Features
While Seattle’s Covered in Smoke, U.S. Ignores Climate Change on Global Stage
American representatives at Expo 2017 were silent on effects of carbon.
By Knute Berger September 6, 2017

Summer in Seattle is ending with sky the color of Trump’s hair.
While we contemplate the effects powerful hurricanes like Harvey have had on Houston, we’re experiencing our own Pompeii days with smoke-filled skies and ash floating down like snowflakes. Fires throughout the Northwest, from British Columbia and Montana to Oregon and Central Washington have been fuming for weeks. We’ve been breathing in our forests.
It’s not like we haven’t been warned. We’re seeing weather that is very much like that predicted by climate change models. More moisture in the atmosphere means more rain and more powerful hurricanes. It also means drier fire conditions in the West.
I missed the total eclipse as I was across the world in Kazakhstan. But coming home, I have seen red suns, blood orange moons and eerie yellow-brown dawn light with a hint of tangerine.

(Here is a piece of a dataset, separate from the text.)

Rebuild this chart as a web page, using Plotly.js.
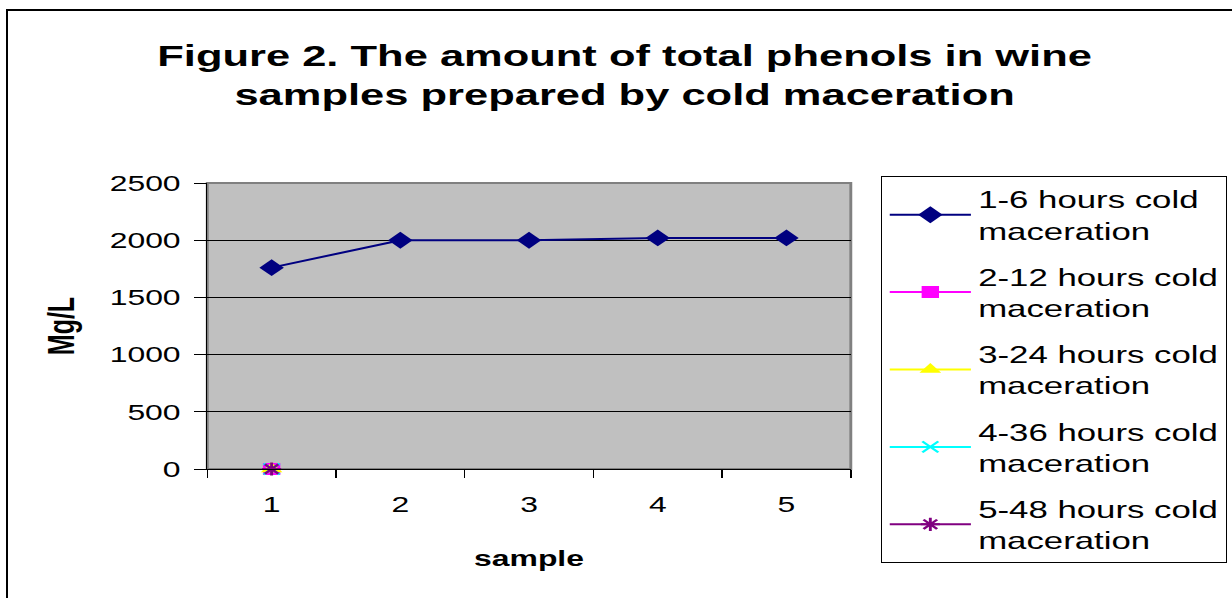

I’m struck that we in Seattle are seeing more gloom, and perhaps more ash, than we did from Mt. St. Helens in 1980. Then, most of the volcanic ash blew over to Eastern Washington, though some flew around the globe. I remember after one of the smaller eruptions in the days following the main blast finding a light dusting of volcanic soil on the hood of my car one morning in Ballard. It was not unlike the light ash that’s settled there this week.
Another thought. In Kazakhstan, I attended Expo 2017, an environmental world fair, in Astana. Many of the nations represented focused their exhibits on the fair’s theme—“Future Energy”—and what they were doing to combat climate change. Others, such as Venezuela and Russia, emphasized their rich fossil fuel resources and how they would exploit them even more.
Still, the overall Expo message was that we needed to imagine and build a post-fossil fuel future, whether that includes solar, wind, biofuels, nuclear power or, as the Europeans are doing, building what they hope is the first functional fusion reactor in France.
But America’s exhibit dodged the whole subject, promoting the idea that the future of energy is the pluck of the American people without acknowledging climate change or the dangers of carbon.
They say that world’s fairs are fantasylands where countries share their propaganda, their hopes and hype. The U.S. seems locked into global warming denial. So, this Expo felt more real when it comes to the consequences of climate change than our country does. I came home with a stronger sense that we are the ones who are living in a fantasyland.